反射的にバッと沙蘭の肩から手を離した真田は自分の手を撫でながら”すまん”と一言謝っていた。
真田とは別の手が後ろから自分の肩に触れていることに気付いた沙蘭は素早く身体を離して、後ろの不二を見る。
「…ありがとう。支えてくれて」
「ねえ、黒峰さん」
「ん?何かしら」
「僕、君のことがもっとよく知りたいな」
「…不二、おまえ…」
ニコリと笑って沙蘭を見つめる不二の様子に、手塚が声を漏らす。
いきなり何を言ってるんだこの男は、と沙蘭はグッと眉間に皺を寄せて不二を睨んだ。
「不二くん、あなたこの合宿に何をしにきたのかしら?」
「どういう意味だい?」
「こうやって女の子ナンパするため?」
―…違うわよね。
続けた沙蘭の言葉に再び目を見開いた不二。
彼女が言いたいことは分かるが、何もそういう意味で言ったわけでないのだ。
それを伝えようにも、沙蘭の目が既に自分から外れていることに気付き、不二には珍しく拗ねたような表情を見せていた。
「視聴覚室を借りたいって先生方にはわたしから言っておくわね。
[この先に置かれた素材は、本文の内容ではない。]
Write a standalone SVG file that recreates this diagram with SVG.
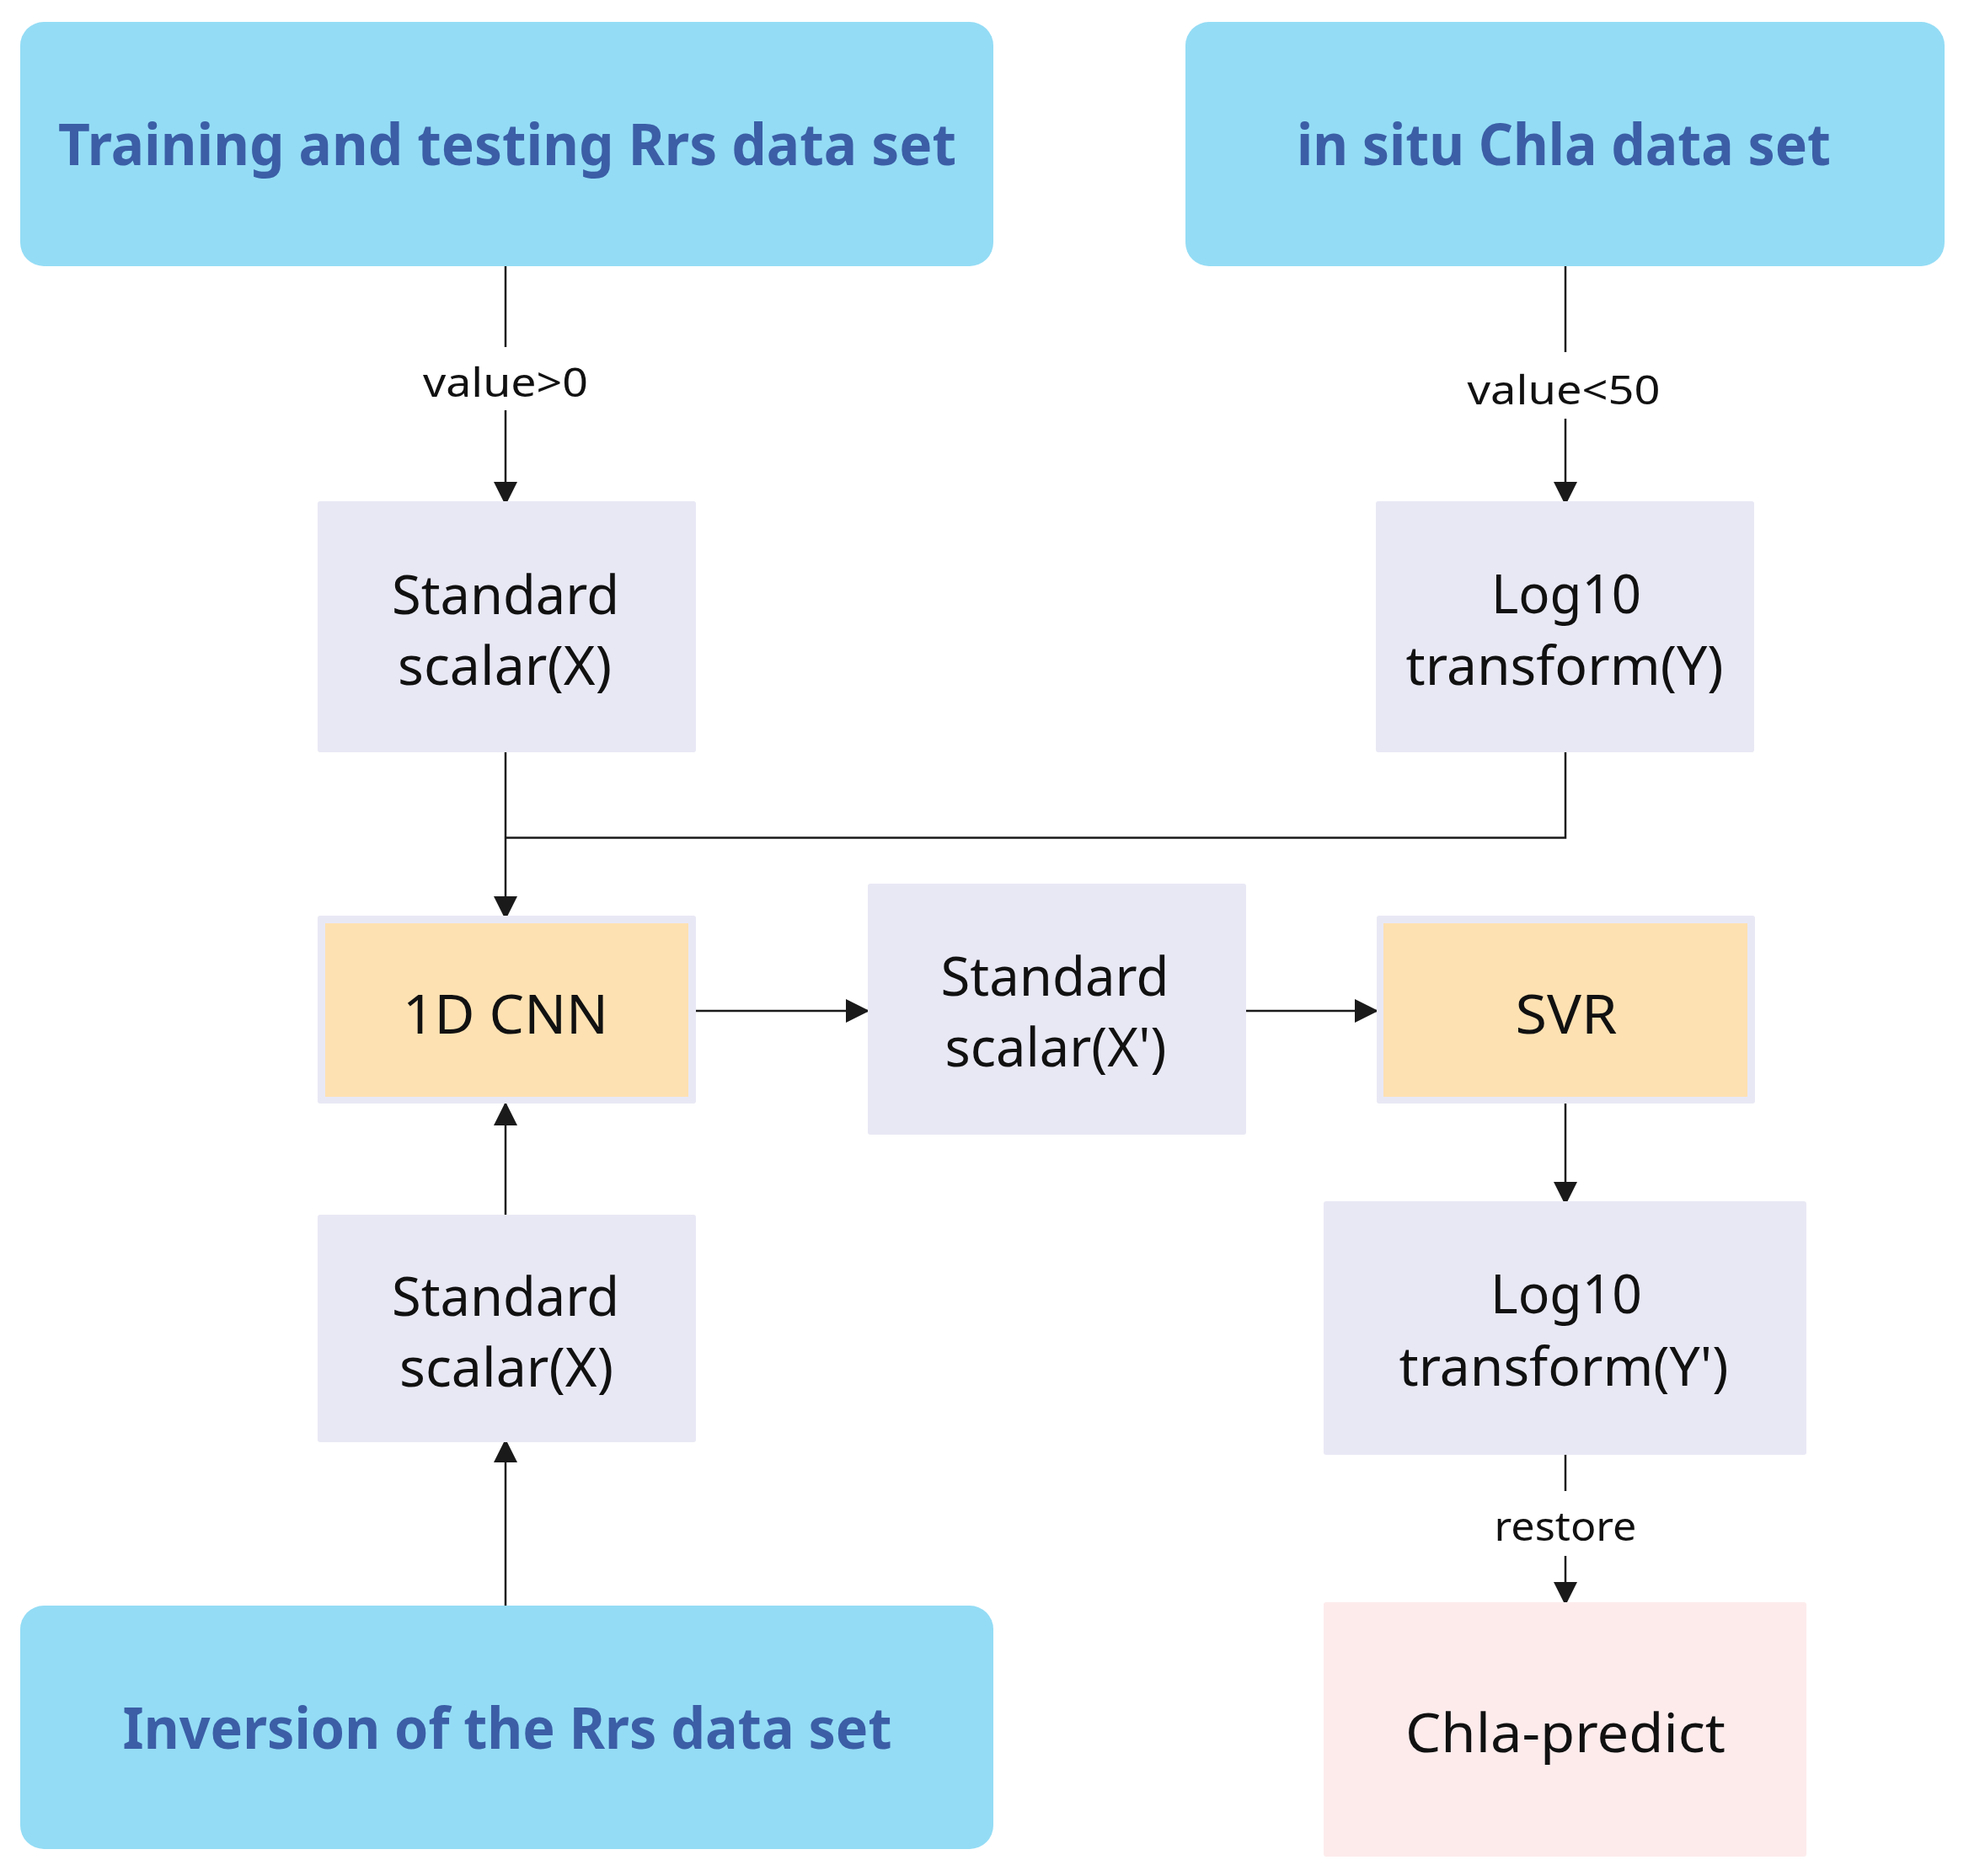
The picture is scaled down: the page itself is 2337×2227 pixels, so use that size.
<svg xmlns="http://www.w3.org/2000/svg" width="2337" height="2227" viewBox="0 0 2337 2227">
<style>
.blue{fill:#94DCF5}
.lav{fill:#E8E8F5}
.org{fill:#FEE1B2}
.pink{fill:#FDEBEC}
.tb{font-family:"Noto Sans","Open Sans",sans-serif;font-weight:bold;font-size:68px;fill:#3B5EA6;text-anchor:middle}
.tn{font-family:"Noto Sans","Open Sans",sans-serif;font-size:63px;fill:#111111;text-anchor:middle}
.tl{font-family:"Noto Sans","Open Sans",sans-serif;font-size:48px;fill:#111111;text-anchor:middle}
.ln{fill:none;stroke:#1a1a1a;stroke-width:2.5}
</style>
<defs>
<marker id="ah" markerUnits="userSpaceOnUse" markerWidth="28" markerHeight="28" refX="28" refY="14" orient="auto" viewBox="0 0 28 28">
<path d="M0,0 L28,14 L0,28 z" fill="#1a1a1a"/>
</marker>
</defs>
<rect width="2337" height="2227" fill="#ffffff"/>

<g id="connectors">
<line class="ln" x1="600" y1="316" x2="600" y2="412"/>
<line class="ln" x1="600" y1="487" x2="600" y2="600" marker-end="url(#ah)"/>
<text class="tl" x="600" y="471" textLength="196" lengthAdjust="spacingAndGlyphs">value&gt;0</text>
<line class="ln" x1="1858" y1="316" x2="1858" y2="418"/>
<line class="ln" x1="1858" y1="497" x2="1858" y2="600" marker-end="url(#ah)"/>
<text class="tl" x="1856" y="480" textLength="229" lengthAdjust="spacingAndGlyphs">value&lt;50</text>
<line class="ln" x1="600" y1="893" x2="600" y2="1092" marker-end="url(#ah)"/>
<polyline class="ln" points="1858,892 1858,994.5 600,994.5"/>
<line class="ln" x1="821" y1="1200" x2="1032" y2="1200" marker-end="url(#ah)"/>
<line class="ln" x1="1475" y1="1200" x2="1636" y2="1200" marker-end="url(#ah)"/>
<line class="ln" x1="600" y1="1442" x2="600" y2="1308" marker-end="url(#ah)"/>
<line class="ln" x1="600" y1="1906" x2="600" y2="1708" marker-end="url(#ah)"/>
<line class="ln" x1="1858" y1="1305" x2="1858" y2="1431" marker-end="url(#ah)"/>
<line class="ln" x1="1858" y1="1722" x2="1858" y2="1770"/>
<line class="ln" x1="1858" y1="1847" x2="1858" y2="1906" marker-end="url(#ah)"/>
<text class="tl" x="1858" y="1829" textLength="169" lengthAdjust="spacingAndGlyphs">restore</text>
</g>

<g id="n_train">
<rect class="blue" x="24" y="26" width="1155" height="290" rx="28"/>
<text class="tb" x="602" y="196" textLength="1066" lengthAdjust="spacingAndGlyphs">Training and testing Rrs data set</text>
</g>
<g id="n_insitu">
<rect class="blue" x="1407" y="26" width="901" height="290" rx="28"/>
<text class="tb" x="1856" y="196" textLength="634" lengthAdjust="spacingAndGlyphs">in situ Chla data set</text>
</g>
<g id="n_std1">
<rect class="lav" x="377" y="595" width="449" height="298" rx="3"/>
<text class="tn" x="600" y="729" textLength="270" lengthAdjust="spacingAndGlyphs">Standard</text>
<text class="tn" x="599" y="813" textLength="254" lengthAdjust="spacingAndGlyphs">scalar(X)</text>
</g>
<g id="n_log1">
<rect class="lav" x="1633" y="595" width="449" height="298" rx="3"/>
<text class="tn" x="1859" y="728" textLength="178" lengthAdjust="spacingAndGlyphs">Log10</text>
<text class="tn" x="1857" y="813" textLength="377" lengthAdjust="spacingAndGlyphs">transform(Y)</text>
</g>
<g id="n_cnn">
<rect class="lav" x="377" y="1087" width="449" height="223" rx="3"/>
<rect class="org" x="386" y="1096" width="431" height="206"/>
<text class="tn" x="600" y="1227" textLength="244" lengthAdjust="spacingAndGlyphs">1D CNN</text>
</g>
<g id="n_std2">
<rect class="lav" x="1030" y="1049" width="449" height="298" rx="3"/>
<text class="tn" x="1252" y="1182" textLength="271" lengthAdjust="spacingAndGlyphs">Standard</text>
<text class="tn" x="1253" y="1266" textLength="263" lengthAdjust="spacingAndGlyphs">scalar(X')</text>
</g>
<g id="n_svr">
<rect class="lav" x="1634" y="1087" width="449" height="223" rx="3"/>
<rect class="org" x="1642" y="1096" width="432" height="206"/>
<text class="tn" x="1859" y="1227" textLength="121" lengthAdjust="spacingAndGlyphs">SVR</text>
</g>
<g id="n_std3">
<rect class="lav" x="377" y="1442" width="449" height="270" rx="3"/>
<text class="tn" x="600" y="1562" textLength="270" lengthAdjust="spacingAndGlyphs">Standard</text>
<text class="tn" x="601" y="1646" textLength="254" lengthAdjust="spacingAndGlyphs">scalar(X)</text>
</g>
<g id="n_log2">
<rect class="lav" x="1571" y="1426" width="573" height="301" rx="3"/>
<text class="tn" x="1859" y="1559" textLength="180" lengthAdjust="spacingAndGlyphs">Log10</text>
<text class="tn" x="1856" y="1645" textLength="391" lengthAdjust="spacingAndGlyphs">transform(Y')</text>
</g>
<g id="n_inv">
<rect class="blue" x="24" y="1906" width="1155" height="289" rx="28"/>
<text class="tb" x="602" y="2076" textLength="913" lengthAdjust="spacingAndGlyphs">Inversion of the Rrs data set</text>
</g>
<g id="n_pred">
<rect class="pink" x="1571" y="1902" width="573" height="302" rx="3"/>
<text class="tn" x="1858" y="2080" textLength="380" lengthAdjust="spacingAndGlyphs">Chla-predict</text>
</g>
</svg>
このタオル持っていったら一緒に見ましょう?」
「ああ。…俺も手伝おう」
沙蘭からタオルを半分と、彼女が肩から下げていた大き目のバッグ(湿布や絆創膏などの治療道具が入っている)をヒョイッと取り上げた真田は何か言いたげな沙蘭を置いて歩いていってしまう。
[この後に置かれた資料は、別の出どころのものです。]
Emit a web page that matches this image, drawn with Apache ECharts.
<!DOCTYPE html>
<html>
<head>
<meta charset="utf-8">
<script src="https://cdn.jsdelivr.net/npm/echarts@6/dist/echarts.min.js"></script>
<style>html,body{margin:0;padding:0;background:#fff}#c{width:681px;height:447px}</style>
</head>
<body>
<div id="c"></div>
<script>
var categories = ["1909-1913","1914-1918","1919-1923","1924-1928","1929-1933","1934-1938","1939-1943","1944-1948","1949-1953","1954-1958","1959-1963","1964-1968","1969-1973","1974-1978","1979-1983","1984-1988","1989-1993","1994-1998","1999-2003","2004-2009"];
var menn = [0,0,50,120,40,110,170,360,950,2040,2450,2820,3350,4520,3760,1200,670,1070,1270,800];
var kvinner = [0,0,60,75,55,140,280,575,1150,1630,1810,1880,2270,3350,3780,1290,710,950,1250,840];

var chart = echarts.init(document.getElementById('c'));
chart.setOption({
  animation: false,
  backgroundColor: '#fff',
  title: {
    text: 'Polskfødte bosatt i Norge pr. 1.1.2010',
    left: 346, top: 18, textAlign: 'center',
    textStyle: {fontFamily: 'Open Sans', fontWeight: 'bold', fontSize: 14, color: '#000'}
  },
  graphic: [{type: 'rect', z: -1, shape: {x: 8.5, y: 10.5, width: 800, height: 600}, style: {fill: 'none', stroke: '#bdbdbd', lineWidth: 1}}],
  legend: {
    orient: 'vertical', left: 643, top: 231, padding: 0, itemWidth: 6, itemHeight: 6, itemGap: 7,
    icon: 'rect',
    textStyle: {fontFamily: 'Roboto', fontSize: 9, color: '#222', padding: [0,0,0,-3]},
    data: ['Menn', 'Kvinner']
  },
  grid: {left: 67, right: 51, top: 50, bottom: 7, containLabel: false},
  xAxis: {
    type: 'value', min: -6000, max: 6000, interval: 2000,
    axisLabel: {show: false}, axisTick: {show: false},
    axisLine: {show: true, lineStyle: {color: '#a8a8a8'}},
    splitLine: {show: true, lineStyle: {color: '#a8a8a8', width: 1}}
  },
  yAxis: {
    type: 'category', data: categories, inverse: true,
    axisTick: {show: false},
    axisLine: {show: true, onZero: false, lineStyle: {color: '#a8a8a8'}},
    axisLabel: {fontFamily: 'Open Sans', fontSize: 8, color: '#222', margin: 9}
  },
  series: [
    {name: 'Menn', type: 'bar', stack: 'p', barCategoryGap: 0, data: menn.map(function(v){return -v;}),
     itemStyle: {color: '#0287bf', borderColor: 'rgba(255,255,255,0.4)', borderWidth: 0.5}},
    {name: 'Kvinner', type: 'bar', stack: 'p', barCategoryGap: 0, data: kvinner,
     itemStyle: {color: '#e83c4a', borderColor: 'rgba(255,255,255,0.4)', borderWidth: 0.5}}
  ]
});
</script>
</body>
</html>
沙蘭は手塚と不二を振り返ってペコッと浅く頭を下げて、駆け足で真田を追いかけていった。
「…手塚、」
「………」
「黒峰さん、何も心配いらなそうだね」
「ああ。そうだな」
立海の新しいマネージャーという彼女。
前回の合宿に参加していたマネージャーのこともあり、跡部と同じようにとても警戒していたのだが…その懸念は今すべて跡形もなく吹き飛んだ。
(面白そうな子だな…。立海の彼らがあんなに黒峰さんを好きな理由が少しわかった気がするよ)
不二はクスクスと不気味に笑っているのを、手塚は顔を引き攣らせて見ていたという。